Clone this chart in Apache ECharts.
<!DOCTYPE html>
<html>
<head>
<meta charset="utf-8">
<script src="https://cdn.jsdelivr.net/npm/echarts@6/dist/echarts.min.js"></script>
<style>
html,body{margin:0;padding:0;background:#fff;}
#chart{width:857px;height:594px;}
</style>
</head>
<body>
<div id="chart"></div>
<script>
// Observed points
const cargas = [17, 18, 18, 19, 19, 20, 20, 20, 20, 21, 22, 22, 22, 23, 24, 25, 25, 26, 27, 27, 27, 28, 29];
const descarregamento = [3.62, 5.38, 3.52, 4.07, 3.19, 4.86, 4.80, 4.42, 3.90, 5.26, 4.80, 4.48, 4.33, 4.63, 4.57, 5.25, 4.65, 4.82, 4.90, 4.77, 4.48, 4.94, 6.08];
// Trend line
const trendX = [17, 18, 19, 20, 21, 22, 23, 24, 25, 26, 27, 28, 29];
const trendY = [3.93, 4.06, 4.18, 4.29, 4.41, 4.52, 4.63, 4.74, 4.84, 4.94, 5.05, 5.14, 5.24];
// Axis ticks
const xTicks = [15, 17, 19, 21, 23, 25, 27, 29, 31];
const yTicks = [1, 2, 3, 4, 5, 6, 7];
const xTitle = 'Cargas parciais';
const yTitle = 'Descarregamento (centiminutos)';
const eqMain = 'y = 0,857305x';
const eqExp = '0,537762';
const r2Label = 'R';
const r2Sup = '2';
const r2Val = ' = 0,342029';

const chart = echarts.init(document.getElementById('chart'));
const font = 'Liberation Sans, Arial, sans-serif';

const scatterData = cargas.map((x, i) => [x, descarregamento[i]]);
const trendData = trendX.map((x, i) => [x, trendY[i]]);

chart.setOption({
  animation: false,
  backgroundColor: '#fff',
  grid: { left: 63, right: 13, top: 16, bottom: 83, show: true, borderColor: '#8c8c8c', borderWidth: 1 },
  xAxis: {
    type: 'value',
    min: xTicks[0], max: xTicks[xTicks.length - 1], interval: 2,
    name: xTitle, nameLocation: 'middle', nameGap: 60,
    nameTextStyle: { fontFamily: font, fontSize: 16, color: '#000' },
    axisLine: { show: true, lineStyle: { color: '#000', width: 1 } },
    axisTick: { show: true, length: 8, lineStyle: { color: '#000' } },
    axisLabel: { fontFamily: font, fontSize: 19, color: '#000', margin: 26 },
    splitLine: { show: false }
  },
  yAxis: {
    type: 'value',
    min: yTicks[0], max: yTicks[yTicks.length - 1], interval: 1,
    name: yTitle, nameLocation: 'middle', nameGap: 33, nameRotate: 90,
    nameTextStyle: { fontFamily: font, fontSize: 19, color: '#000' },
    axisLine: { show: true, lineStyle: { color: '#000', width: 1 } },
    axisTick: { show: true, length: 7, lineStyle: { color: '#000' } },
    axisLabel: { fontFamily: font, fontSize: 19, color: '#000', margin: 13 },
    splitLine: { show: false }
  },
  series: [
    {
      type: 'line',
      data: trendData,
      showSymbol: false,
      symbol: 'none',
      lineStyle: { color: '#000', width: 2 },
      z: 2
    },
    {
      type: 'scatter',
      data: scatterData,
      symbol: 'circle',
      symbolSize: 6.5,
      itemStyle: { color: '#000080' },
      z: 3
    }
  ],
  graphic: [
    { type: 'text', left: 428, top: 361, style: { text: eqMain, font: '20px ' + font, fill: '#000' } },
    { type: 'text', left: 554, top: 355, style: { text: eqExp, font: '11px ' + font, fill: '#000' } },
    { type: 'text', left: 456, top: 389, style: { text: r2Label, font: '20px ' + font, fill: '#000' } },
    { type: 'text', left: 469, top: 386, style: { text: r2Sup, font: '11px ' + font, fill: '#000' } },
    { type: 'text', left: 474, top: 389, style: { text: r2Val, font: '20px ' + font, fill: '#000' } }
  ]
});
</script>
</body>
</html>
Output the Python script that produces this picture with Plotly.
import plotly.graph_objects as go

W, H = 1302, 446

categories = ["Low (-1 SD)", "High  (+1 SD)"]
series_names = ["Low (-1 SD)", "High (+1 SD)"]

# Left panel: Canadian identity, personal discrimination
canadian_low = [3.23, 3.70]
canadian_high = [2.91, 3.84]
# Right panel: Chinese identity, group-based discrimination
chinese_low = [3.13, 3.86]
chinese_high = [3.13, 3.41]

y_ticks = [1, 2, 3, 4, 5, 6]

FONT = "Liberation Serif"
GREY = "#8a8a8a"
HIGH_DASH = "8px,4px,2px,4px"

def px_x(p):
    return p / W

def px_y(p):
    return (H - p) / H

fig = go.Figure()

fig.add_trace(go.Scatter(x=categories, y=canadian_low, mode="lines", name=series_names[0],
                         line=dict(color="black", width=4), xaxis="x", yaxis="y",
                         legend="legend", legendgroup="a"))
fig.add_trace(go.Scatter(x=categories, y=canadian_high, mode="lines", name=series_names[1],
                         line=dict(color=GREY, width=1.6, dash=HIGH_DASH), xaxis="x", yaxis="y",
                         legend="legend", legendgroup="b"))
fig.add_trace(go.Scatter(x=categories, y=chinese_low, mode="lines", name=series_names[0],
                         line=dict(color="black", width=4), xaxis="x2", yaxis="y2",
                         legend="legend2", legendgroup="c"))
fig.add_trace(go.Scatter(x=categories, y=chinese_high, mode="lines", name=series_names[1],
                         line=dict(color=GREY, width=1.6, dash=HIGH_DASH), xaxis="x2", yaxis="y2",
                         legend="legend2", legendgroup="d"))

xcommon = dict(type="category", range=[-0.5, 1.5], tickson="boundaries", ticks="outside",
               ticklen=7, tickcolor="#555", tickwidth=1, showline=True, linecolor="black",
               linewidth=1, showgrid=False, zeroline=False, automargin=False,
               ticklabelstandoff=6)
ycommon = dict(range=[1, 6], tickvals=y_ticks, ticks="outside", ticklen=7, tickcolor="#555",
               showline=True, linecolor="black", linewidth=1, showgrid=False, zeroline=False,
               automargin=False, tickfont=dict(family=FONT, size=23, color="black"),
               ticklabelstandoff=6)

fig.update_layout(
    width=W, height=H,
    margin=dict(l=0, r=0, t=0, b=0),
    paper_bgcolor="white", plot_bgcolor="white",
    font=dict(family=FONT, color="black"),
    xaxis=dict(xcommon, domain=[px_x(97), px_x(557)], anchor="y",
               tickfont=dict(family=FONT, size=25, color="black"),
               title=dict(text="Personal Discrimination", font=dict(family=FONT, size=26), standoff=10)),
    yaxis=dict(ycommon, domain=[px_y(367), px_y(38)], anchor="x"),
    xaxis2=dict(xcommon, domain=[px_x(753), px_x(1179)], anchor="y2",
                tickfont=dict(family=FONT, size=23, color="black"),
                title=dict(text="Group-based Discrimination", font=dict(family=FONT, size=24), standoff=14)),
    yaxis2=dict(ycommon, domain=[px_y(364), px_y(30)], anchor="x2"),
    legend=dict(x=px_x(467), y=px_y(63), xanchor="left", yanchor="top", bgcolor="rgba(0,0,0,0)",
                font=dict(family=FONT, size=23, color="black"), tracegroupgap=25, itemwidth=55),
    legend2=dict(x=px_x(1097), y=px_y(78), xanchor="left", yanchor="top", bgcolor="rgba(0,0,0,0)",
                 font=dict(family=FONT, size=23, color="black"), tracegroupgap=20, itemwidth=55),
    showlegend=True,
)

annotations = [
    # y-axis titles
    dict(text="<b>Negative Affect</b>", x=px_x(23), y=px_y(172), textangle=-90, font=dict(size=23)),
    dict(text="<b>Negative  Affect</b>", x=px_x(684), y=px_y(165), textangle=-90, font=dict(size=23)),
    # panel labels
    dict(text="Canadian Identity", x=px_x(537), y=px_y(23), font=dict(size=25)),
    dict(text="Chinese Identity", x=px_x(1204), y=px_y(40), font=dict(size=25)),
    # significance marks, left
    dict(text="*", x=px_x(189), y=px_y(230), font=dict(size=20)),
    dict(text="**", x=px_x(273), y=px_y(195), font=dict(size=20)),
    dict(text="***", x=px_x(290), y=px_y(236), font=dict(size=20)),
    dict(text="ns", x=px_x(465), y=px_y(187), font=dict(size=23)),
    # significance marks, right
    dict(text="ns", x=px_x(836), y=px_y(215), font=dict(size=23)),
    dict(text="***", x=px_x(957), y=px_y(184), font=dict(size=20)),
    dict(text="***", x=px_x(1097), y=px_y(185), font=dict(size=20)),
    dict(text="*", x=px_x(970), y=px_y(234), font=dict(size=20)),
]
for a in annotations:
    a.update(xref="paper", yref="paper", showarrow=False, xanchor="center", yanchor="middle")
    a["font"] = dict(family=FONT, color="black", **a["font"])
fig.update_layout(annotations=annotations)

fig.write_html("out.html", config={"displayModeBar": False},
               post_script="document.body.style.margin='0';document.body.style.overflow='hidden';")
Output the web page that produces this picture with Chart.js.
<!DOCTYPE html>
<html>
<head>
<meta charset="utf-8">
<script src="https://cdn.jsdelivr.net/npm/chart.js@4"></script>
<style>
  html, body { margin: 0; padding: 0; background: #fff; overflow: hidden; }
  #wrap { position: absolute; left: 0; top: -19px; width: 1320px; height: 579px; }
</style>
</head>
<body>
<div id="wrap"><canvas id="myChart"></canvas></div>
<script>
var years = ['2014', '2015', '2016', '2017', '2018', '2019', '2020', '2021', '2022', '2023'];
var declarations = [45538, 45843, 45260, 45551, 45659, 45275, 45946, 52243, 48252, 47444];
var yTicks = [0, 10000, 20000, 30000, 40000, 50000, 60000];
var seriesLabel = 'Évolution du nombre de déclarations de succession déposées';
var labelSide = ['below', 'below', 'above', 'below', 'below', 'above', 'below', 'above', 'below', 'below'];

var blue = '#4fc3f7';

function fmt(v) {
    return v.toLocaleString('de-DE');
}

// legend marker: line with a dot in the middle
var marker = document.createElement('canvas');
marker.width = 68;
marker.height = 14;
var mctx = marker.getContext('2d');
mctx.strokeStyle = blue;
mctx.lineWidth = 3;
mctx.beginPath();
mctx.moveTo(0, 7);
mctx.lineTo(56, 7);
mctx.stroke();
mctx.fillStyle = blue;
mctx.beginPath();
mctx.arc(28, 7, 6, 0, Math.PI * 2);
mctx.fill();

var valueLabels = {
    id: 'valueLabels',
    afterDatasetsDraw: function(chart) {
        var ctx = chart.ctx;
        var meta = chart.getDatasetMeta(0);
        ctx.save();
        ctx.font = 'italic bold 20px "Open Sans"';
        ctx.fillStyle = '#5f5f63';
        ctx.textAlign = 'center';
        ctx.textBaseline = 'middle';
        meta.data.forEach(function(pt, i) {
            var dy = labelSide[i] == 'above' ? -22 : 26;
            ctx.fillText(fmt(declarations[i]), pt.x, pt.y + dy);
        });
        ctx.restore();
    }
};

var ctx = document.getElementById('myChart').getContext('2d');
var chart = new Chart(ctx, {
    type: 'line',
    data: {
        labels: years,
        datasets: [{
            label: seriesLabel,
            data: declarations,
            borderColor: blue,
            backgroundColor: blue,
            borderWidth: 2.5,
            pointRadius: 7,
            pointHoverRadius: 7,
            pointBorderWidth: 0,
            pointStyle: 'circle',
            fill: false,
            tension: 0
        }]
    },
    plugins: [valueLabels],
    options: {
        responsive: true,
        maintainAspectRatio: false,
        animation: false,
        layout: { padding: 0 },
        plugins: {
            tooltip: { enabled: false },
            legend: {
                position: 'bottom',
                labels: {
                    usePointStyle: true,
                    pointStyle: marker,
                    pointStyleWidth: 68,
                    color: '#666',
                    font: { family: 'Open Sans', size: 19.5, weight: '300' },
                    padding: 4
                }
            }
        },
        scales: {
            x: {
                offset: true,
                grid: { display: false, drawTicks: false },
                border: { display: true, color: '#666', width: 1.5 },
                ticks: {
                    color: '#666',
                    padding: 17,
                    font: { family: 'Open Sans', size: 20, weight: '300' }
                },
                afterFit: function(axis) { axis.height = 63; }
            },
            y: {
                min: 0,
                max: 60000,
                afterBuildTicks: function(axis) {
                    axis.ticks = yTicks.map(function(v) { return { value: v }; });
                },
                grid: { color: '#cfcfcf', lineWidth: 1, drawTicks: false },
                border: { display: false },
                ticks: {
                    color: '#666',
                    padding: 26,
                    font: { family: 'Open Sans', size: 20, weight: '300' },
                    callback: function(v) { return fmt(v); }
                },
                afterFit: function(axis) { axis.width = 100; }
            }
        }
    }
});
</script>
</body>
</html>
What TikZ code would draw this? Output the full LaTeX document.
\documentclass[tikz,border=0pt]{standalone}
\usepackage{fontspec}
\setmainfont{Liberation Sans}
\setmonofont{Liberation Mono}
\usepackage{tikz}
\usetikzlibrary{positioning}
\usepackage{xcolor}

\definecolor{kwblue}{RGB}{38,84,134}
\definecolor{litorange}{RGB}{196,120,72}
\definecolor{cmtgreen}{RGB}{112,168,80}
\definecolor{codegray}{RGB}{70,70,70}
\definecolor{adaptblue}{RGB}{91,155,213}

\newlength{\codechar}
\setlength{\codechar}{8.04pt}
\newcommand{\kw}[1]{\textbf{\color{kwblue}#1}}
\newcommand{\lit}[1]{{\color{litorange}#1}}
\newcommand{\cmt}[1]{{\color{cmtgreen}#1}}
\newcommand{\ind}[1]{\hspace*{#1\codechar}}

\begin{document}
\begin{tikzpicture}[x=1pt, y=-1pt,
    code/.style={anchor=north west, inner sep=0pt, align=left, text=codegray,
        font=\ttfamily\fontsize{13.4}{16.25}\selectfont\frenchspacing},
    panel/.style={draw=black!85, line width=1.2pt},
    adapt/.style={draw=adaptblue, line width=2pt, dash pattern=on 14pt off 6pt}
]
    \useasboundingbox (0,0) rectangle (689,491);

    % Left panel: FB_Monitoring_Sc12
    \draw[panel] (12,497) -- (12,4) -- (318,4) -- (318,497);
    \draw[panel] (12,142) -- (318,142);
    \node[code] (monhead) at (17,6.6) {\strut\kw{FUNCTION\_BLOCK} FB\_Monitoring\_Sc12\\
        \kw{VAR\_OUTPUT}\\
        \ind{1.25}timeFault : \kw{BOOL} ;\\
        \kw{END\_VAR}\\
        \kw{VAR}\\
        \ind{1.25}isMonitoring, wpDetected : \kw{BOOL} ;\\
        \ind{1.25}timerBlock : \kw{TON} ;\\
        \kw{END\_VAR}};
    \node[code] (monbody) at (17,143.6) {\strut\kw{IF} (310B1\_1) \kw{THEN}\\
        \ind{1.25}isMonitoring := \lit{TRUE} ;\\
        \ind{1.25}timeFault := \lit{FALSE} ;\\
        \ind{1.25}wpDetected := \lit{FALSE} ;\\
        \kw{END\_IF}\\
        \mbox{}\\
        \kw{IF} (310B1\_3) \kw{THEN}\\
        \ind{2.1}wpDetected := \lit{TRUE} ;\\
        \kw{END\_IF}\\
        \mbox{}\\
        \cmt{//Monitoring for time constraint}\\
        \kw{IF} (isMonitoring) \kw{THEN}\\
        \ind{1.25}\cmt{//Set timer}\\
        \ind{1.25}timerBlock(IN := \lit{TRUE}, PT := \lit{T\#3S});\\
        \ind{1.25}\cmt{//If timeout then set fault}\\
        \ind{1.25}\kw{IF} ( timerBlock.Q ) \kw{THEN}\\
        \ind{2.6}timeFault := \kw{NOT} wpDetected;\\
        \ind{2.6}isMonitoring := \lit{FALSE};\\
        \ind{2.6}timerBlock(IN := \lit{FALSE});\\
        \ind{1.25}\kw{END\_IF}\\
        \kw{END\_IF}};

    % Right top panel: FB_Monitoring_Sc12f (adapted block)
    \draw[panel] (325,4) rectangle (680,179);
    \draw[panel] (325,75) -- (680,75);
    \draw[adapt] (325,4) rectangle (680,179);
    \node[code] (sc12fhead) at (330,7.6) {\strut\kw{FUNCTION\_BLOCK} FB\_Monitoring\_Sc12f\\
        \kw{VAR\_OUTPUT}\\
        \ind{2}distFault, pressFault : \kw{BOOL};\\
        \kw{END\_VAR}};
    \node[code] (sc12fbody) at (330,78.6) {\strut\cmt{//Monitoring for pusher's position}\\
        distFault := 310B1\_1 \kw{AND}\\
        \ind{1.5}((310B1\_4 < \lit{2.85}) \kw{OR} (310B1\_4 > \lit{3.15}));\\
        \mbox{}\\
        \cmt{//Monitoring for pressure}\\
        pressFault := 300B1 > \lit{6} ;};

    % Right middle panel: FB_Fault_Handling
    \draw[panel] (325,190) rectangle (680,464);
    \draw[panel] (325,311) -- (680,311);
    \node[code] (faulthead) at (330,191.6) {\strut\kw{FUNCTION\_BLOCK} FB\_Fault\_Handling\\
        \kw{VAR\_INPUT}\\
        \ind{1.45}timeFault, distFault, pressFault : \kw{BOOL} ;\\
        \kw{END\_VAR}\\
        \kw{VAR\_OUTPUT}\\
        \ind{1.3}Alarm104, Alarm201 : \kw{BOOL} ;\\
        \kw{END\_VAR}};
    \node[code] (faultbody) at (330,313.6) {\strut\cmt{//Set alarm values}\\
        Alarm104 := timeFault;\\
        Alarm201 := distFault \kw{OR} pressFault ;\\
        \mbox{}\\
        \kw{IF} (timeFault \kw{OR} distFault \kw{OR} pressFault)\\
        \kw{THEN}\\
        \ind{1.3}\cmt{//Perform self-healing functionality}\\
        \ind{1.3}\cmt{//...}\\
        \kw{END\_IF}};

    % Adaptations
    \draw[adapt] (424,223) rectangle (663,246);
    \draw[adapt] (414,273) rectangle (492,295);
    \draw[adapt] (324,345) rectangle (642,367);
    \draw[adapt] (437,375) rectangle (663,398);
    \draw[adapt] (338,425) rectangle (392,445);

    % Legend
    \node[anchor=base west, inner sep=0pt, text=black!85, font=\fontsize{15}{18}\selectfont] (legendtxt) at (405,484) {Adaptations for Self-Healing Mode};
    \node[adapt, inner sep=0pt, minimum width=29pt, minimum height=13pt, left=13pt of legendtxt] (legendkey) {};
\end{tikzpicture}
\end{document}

[WHAT YOU HAVE TO DO] All lines in the listing above from the line containing "What TikZ code" to the line containing "(0,0) rectangle (689,491);", inclusive, should be retyped exactly; no other lines should appear.

[RESPONSE TO THE EXERCISE]
What TikZ code would draw this? Output the full LaTeX document.
\documentclass[tikz,border=0pt]{standalone}
\usepackage{fontspec}
\setmainfont{Liberation Sans}
\setmonofont{Liberation Mono}
\usepackage{tikz}
\usetikzlibrary{positioning}
\usepackage{xcolor}

\definecolor{kwblue}{RGB}{38,84,134}
\definecolor{litorange}{RGB}{196,120,72}
\definecolor{cmtgreen}{RGB}{112,168,80}
\definecolor{codegray}{RGB}{70,70,70}
\definecolor{adaptblue}{RGB}{91,155,213}

\newlength{\codechar}
\setlength{\codechar}{8.04pt}
\newcommand{\kw}[1]{\textbf{\color{kwblue}#1}}
\newcommand{\lit}[1]{{\color{litorange}#1}}
\newcommand{\cmt}[1]{{\color{cmtgreen}#1}}
\newcommand{\ind}[1]{\hspace*{#1\codechar}}

\begin{document}
\begin{tikzpicture}[x=1pt, y=-1pt,
    code/.style={anchor=north west, inner sep=0pt, align=left, text=codegray,
        font=\ttfamily\fontsize{13.4}{16.25}\selectfont\frenchspacing},
    panel/.style={draw=black!85, line width=1.2pt},
    adapt/.style={draw=adaptblue, line width=2pt, dash pattern=on 14pt off 6pt}
]
    \useasboundingbox (0,0) rectangle (689,491);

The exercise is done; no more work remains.